> [The input]
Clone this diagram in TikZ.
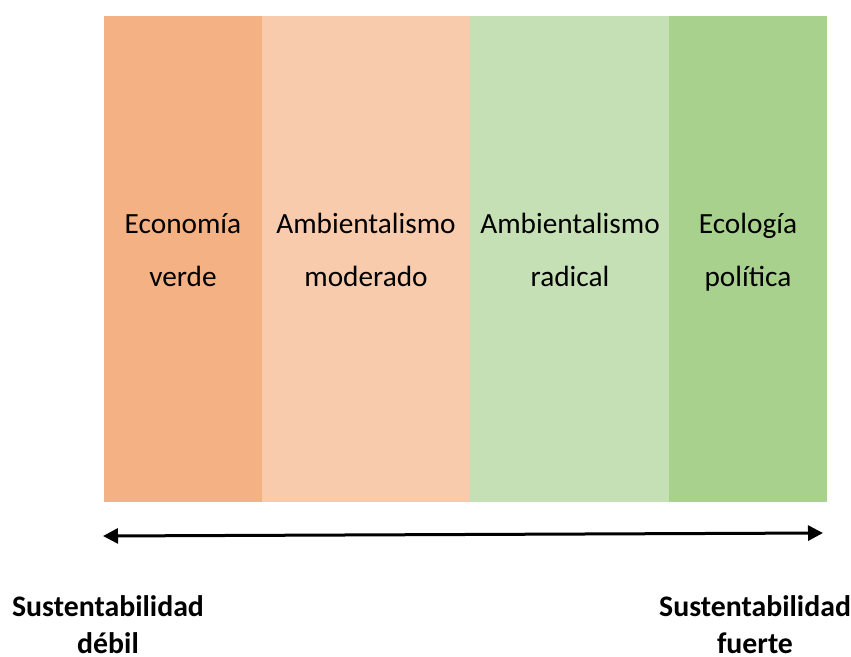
\documentclass[tikz,border=0pt]{standalone}
\usepackage{fontspec}
\setmainfont{Carlito}
\usetikzlibrary{arrows.meta}
\definecolor{c1}{HTML}{F4B183}
\definecolor{c2}{HTML}{F8CBAD}
\definecolor{c3}{HTML}{C5E0B4}
\definecolor{c4}{HTML}{A9D18E}
\newcommand{\tallrule}{\rule{0pt}{24.5pt}}
\tikzset{
  lab/.style={align=center, inner sep=0pt, font=\fontsize{29.3}{53}\selectfont},
  endlab/.style={align=center, inner sep=0pt, font=\fontsize{29.8}{37}\selectfont\bfseries},
}
\begin{document}
\begin{tikzpicture}[x=1pt,y=-1pt]
\useasboundingbox (0,0) rectangle (851,656);
\fill[c1] (104,16) rectangle (262,502);
\fill[c2] (262,16) rectangle (469,502);
\fill[c3] (469,16) rectangle (669,502);
\fill[c4] (669,16) rectangle (827,502);
\node[lab] (a) at (183,249) {\strut Economía\\\strut verde};
\node[lab] (b) at (366,249) {\strut Ambientalismo\\\strut moderado};
\node[lab] (c) at (570,249) {\strut Ambientalismo\\\strut radical};
\node[lab] (d) at (748,249) {\strut Ecología\\\strut política};
\coordinate (l) at (103,536);
\coordinate (r) at (823,533);
\draw[line width=3pt, {Triangle[length=15pt,width=15pt]}-{Triangle[length=15pt,width=15pt]}] (l) -- (r);
\node[endlab] (e) at (108,623) {\tallrule Sustentabilidad\\\tallrule débil};
\node[endlab] (f) at (755,623) {\tallrule Sustentabilidad\\\tallrule fuerte};
\end{tikzpicture}
\end{document}
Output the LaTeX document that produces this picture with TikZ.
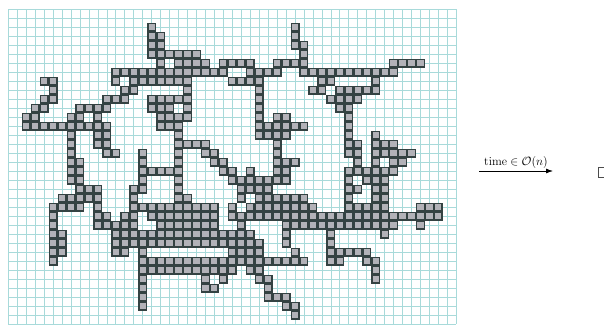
\documentclass[tikz,border=0pt]{standalone}
\usetikzlibrary{arrows.meta}
\definecolor{gridc}{RGB}{168,218,218}
\definecolor{cellfill}{RGB}{178,178,184}
\definecolor{celldraw}{RGB}{52,66,66}
\tikzset{
  gridline/.style={draw=gridc, line width=0.7pt},
  cellbox/.style={fill=cellfill, draw=celldraw, line width=1.4pt},
  arrowline/.style={draw=black, line width=0.8pt, -{Latex[length=7pt,width=5pt]}}
}
\begin{document}
\begin{tikzpicture}[x=1pt,y=-1pt]
\useasboundingbox (0,0) rectangle (604,329);
\fill[white] (0,0) rectangle (604,329);
% grid
\foreach \k in {0,...,50} {\draw[gridline] ({8.3+8.96*\k},9.3) -- ({8.3+8.96*\k},324.3);}
\foreach \k in {0,...,35} {\draw[gridline] (8.3,{9.3+9*\k}) -- (456.3,{9.3+9*\k});}
% occupied sites: row / list of column ranges first/last
\foreach \j/\list in {
 2/{16/16,32/32},
 3/{16/17,32/32},
 4/{16/17,32/33},
 5/{16/21,33/33},
 6/{17/17,19/22,24/27,30/33,43/46},
 7/{12/24,27/30,33/43},
 8/{4/5,12/12,14/20,25/28,35/36,41/41},
 9/{5/5,13/14,20/20,28/28,34/35,37/41},
 10/{4/5,11/13,16/20,28/28,36/39},
 11/{3/4,8/11,16/18,20/20,28/28,37/38},
 12/{2/3,7/8,10/10,17/20,28/28,30/31,38/38},
 13/{2/11,17/19,28/33,38/38},
 14/{7/7,10/11,19/19,28/31,38/38,41/41},
 15/{7/7,10/11,19/22,30/30,38/39,41/43},
 16/{7/7,11/12,15/15,19/19,22/23,30/30,38/39,41/45},
 17/{7/8,15/15,19/19,23/24,30/32,39/39,41/41,43/44},
 18/{7/8,15/19,24/25,27/27,30/31,38/43},
 19/{7/8,15/15,19/19,25/31,38/38,40/42},
 20/{8/10,14/15,19/19,26/29,38/39,41/42},
 21/{6/10,14/14,19/20,26/26,28/33,38/38,41/42},
 22/{5/8,10/10,14/23,25/25,27/34,38/42,46/48},
 23/{5/5,10/11,13/14,16/23,25/48},
 24/{5/5,10/14,17/23,26/26,31/43,46/46},
 25/{5/6,12/27,31/31,36/36,42/42},
 26/{5/6,12/28,31/31,36/36},
 27/{5/6,12/13,15/15,25/28,32/32,36/40},
 28/{5/5,15/33,36/37,40/41},
 29/{15/25,27/28,41/41},
 30/{15/15,22/22,24/24,28/29,41/41},
 31/{15/15,22/23,29/29},
 32/{15/15,29/31},
 33/{15/15,31/32},
 34/{32/32}} {
  \foreach \a/\b in \list {
    \foreach \i in {\a,...,\b} {
      \path[cellbox] ({8.3+8.96*\i-3.8},{9.3+9*\j-3.8}) rectangle ++(7.6,7.6);
    }
  }
}
% arrow with label
\coordinate (arrowstart) at (479,171);
\coordinate (arrowend) at (553,171);
\draw[arrowline] (arrowstart) -- node[above=1pt, inner sep=1pt, font=\fontsize{12.5}{14}\selectfont] {$\mathrm{time}\in\mathcal{O}(n)$} (arrowend);
% partially visible mark at the right border
\draw[draw=black!70, line width=0.8pt] (598.5,167) rectangle (608,177);
\end{tikzpicture}
\end{document}
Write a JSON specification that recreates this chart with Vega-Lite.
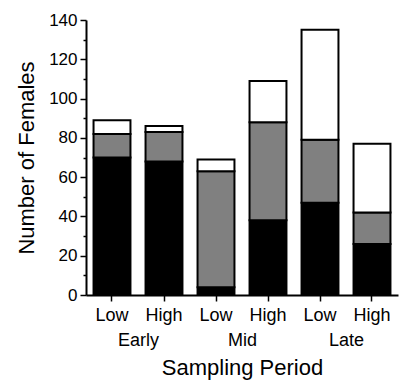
{
  "$schema": "https://vega.github.io/schema/vega-lite/v6.json",
  "width": 312,
  "height": 275,
  "autosize": {"type": "none"},
  "padding": {"left": 86, "top": 20, "right": 3, "bottom": 87},
  "background": "white",
  "config": {
    "font": "Liberation Sans",
    "view": {"stroke": null},
    "axis": {"labelFont": "Liberation Sans", "titleFont": "Liberation Sans", "labelColor": "black", "titleColor": "black", "domainColor": "black", "tickColor": "black", "grid": false, "titleFontWeight": "normal"}
  },
  "datasets": {
    "bars": [
      {"bar": "Early-Low", "level": "Low", "seg": "a", "ord": 1, "value": 70},
      {"bar": "Early-Low", "level": "Low", "seg": "b", "ord": 2, "value": 12},
      {"bar": "Early-Low", "level": "Low", "seg": "c", "ord": 3, "value": 7},
      {"bar": "Early-High", "level": "High", "seg": "a", "ord": 1, "value": 68},
      {"bar": "Early-High", "level": "High", "seg": "b", "ord": 2, "value": 15},
      {"bar": "Early-High", "level": "High", "seg": "c", "ord": 3, "value": 3},
      {"bar": "Mid-Low", "level": "Low", "seg": "a", "ord": 1, "value": 4},
      {"bar": "Mid-Low", "level": "Low", "seg": "b", "ord": 2, "value": 59},
      {"bar": "Mid-Low", "level": "Low", "seg": "c", "ord": 3, "value": 6},
      {"bar": "Mid-High", "level": "High", "seg": "a", "ord": 1, "value": 38},
      {"bar": "Mid-High", "level": "High", "seg": "b", "ord": 2, "value": 50},
      {"bar": "Mid-High", "level": "High", "seg": "c", "ord": 3, "value": 21},
      {"bar": "Late-Low", "level": "Low", "seg": "a", "ord": 1, "value": 47},
      {"bar": "Late-Low", "level": "Low", "seg": "b", "ord": 2, "value": 32},
      {"bar": "Late-Low", "level": "Low", "seg": "c", "ord": 3, "value": 56},
      {"bar": "Late-High", "level": "High", "seg": "a", "ord": 1, "value": 26},
      {"bar": "Late-High", "level": "High", "seg": "b", "ord": 2, "value": 16},
      {"bar": "Late-High", "level": "High", "seg": "c", "ord": 3, "value": 35}
    ],
    "periods": [
      {"period": "Early"},
      {"period": "Mid"},
      {"period": "Late"}
    ]
  },
  "layer": [
    {
      "data": {"name": "bars"},
      "mark": {"type": "bar", "stroke": "black", "strokeWidth": 2},
      "encoding": {
        "x": {
          "field": "bar",
          "type": "nominal",
          "sort": ["Early-Low", "Early-High", "Mid-Low", "Mid-High", "Late-Low", "Late-High"],
          "scale": {"paddingInner": 0.29, "paddingOuter": 0.145},
          "axis": {
            "title": null,
            "labelExpr": "split(datum.value, '-')[1]",
            "labelAngle": 0,
            "labelFontSize": 18,
            "labelPadding": 5,
            "tickSize": 6,
            "tickWidth": 1.5,
            "domainWidth": 2
          }
        },
        "y": {
          "field": "value",
          "type": "quantitative",
          "stack": "zero",
          "scale": {"domain": [0, 140], "nice": false},
          "axis": {
            "title": "Number of Females",
            "titleFontSize": 22,
            "titlePadding": 10,
            "values": [0, 10, 20, 30, 40, 50, 60, 70, 80, 90, 100, 110, 120, 130, 140],
            "labelExpr": "datum.value % 20 === 0 ? datum.label : ''",
            "labelFontSize": 17,
            "labelPadding": 3,
            "tickSize": {"condition": {"test": "datum.value % 20 === 0", "value": 6}, "value": 3},
            "tickWidth": 1.5,
            "domainWidth": 2
          }
        },
        "color": {
          "field": "seg",
          "type": "nominal",
          "scale": {"domain": ["a", "b", "c"], "range": ["#000000", "#808080", "#ffffff"]},
          "legend": null
        },
        "order": {"field": "ord", "type": "quantitative"}
      }
    },
    {
      "data": {"name": "periods"},
      "mark": {"type": "text", "text": ""},
      "encoding": {
        "x": {
          "field": "period",
          "type": "nominal",
          "sort": ["Early", "Mid", "Late"],
          "axis": {
            "orient": "bottom",
            "offset": 32,
            "title": "Sampling Period",
            "titleFontSize": 22,
            "titlePadding": 8,
            "labelAngle": 0,
            "labelFontSize": 18,
            "labelPadding": 4,
            "ticks": false,
            "domain": false
          }
        }
      }
    }
  ],
  "resolve": {"scale": {"x": "independent"}}
}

> [What is needed] Work out how many lines above have the string "with" in them, and give only the number.

> [Solution to this problem] 3